The one question that drew an immediate response was where the Lions stood in the league, as Craig talked about finishing strong, ending 9-5, and hoping for a miracle at the top of the standings.

While optimism is what one would hope to see, when coach Kyle Smith took over the microphone, he said the Lions are far from being an elite team.

“I think your question to them—where do we stand in the league—we’ve got work to do to catch those guys,” Smith said of Harvard and Princeton.
What about the ugly loss?

“I think there was a little bit of shell shock.”

Such a statement would have surprised no one at the beginning of the season when the media picked Columbia to finish seventh in the Ivy League.

However, at various points in the year the Lions had a chance to make a major leap forward. They went 9-5 in non-conference play, the program’s best start since the 2006-2007 season. That was the first of three 7-7 Ivy seasons, the year that made everyone think Columbia was making its move.

Four games into league play this year, and some felt the same way. Having already swept three-time-defending champs Cornell, the Lions were 3-1, with a loss at Harvard as the lone blemish.
Then, the following weekend, things began to unravel, starting with Brown’s Sean McGonagill single-handedly carrying the Bears to a come-from-behind victory.

Smith deemed the performance an anomaly, but Yale’s Greg Mangano scored 19 points in a half the next night and Princeton’s Ian Hummer notched 25 points and 12 rebounds a week later.

Including that Brown loss, the Lions are 2-4 over their past six games. They still sit at 5-5 overall—good for a fourth-place tie—and a top-half league finish is well-within reach.

Still, there was a time this season when that would have seemed like a worst-case scenario. Back when the Lions held a substantial lead at Brown, a 4-1 record seemed close at hand, meaning the Lions would need just four wins in nine tries to lock down a winning Ivy record. Six of those nine would be at home.

Now it will take three wins in four games, two of which come at Penn and Princeton, and three of which come against teams that beat Columbia the first time around.

Moreover, a closer look at the Lions’ 5-5 mark reveals that four of their five wins came against Cornell and Dartmouth, teams with a combined four league wins.

“We’re limping in a little bit,” Smith said yesterday.

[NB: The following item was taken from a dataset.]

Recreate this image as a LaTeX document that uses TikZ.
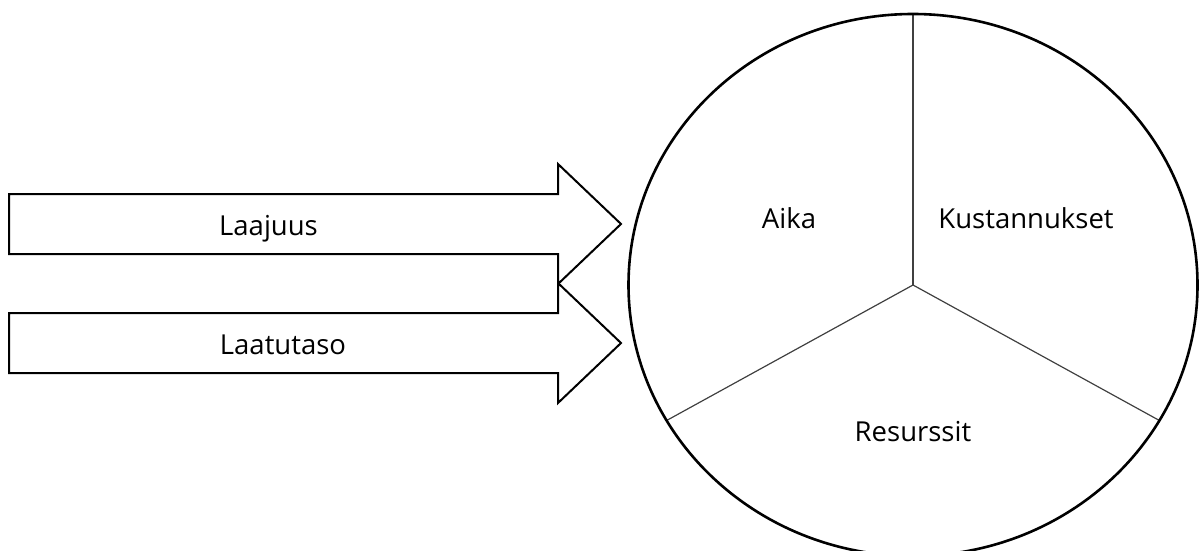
\documentclass[tikz,border=0pt]{standalone}
\usepackage{fontspec}
\setmainfont{Open Sans}
\usetikzlibrary{calc}
\begin{document}
\begin{tikzpicture}[x=1pt,y=-1pt,
  bigarrow/.style={draw=black,line width=2pt,line join=miter,fill=white},
  ring/.style={draw=black,line width=2.6pt},
  divider/.style={draw=black!75,line width=1.2pt},
  lbl/.style={font=\fontsize{27.5}{32}\selectfont,anchor=base,inner sep=0pt}]
  \useasboundingbox (0,0) rectangle (1199,551);
  % two block arrows pointing at the circle
  \foreach \cy/\nm in {224/A,343/B}{
    \draw[bigarrow] (9,\cy-30) -- (558,\cy-30) -- (558,\cy-60) -- (621,\cy)
      -- (558,\cy+60) -- (558,\cy+30) -- (9,\cy+30) -- cycle;
  }
  \node[lbl] (laajuus) at (268.5,235) {Laajuus};
  \node[lbl] (laatutaso) at (283,354) {Laatutaso};
  % circle split into three sectors
  \coordinate (c) at (913,285);
  \draw[divider] (c) -- ($(c)+(90:284.5pt and 271pt)$);
  \draw[divider] (c) -- ($(c)+(210:284.5pt and 271pt)$);
  \draw[divider] (c) -- ($(c)+(-30:284.5pt and 271pt)$);
  \draw[ring] (c) ellipse [x radius=284.5pt, y radius=271pt];
  \node[lbl] (aika) at (789,228) {Aika};
  \node[lbl] (kust) at (1026,228) {Kustannukset};
  \node[lbl] (res) at (913,441) {Resurssit};
\end{tikzpicture}
\end{document}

There remains plenty to take away from this season—the emergence of Brian Barbour, the recent assertiveness of Asenso Ampim and the potential of Mark Cisco.

Yet once again Columbia finds itself unable register the breakthrough that eluded Smith’s predecessor, Joe Jones.

It is early in a new era and coach Kyle Smith has yet to place his full imprint on the program, but it is not yet clear what that imprint will be.

In terms of playing style, Smith’s attack thrives on offensive rebounding, taking care of the ball and knocking down outside shots. Indeed, Smith points to two major developments that signal what he has tried to accomplish—better rebounding and fewer turnovers.

Still, what about the high-scoring offense that characterizes St. Mary’s, the program Smith comes from? Though the Lions’ rebounding numbers are up and turnovers are down, the Lions’ shooting is the worst in the Ivy League. The result is an offense that has looked stagnant for much of Ivy play, especially against the better teams.

As with McGonagill, Smith sees less of a trend and more just a few bad games.

“This weekend, it was like putting for a golfer,” he said. “When they are making putts, they make everything. There is a little bit of a mojo, a confidence. When that gets shaken you start missing, like with short putts.”

Still, the Lions’ offensive struggles are not isolated to this past weekend.

In two games against Harvard, the Lions shot 36 percent and averaged 54 points. Princeton held them to 46 points at home, and even Dartmouth held them under 35 percent from the field in Levien.

Few doubt that if the Lions are going to ascend to the next level and make that breakthrough, they will need to be able to play with the best in the league. Winning is the end goal, but being competitive is the start. The Lions have yet to do that against Harvard or Princeton.

And so one returns to Saturday’s press conference.

The Lions’ size seemed to give them an advantage against Keith Wright, and indeed they slowed him in the first half. How then did he end up with 16 points and 12 rebounds?

Six second of silence, and then, “He’s a good player.”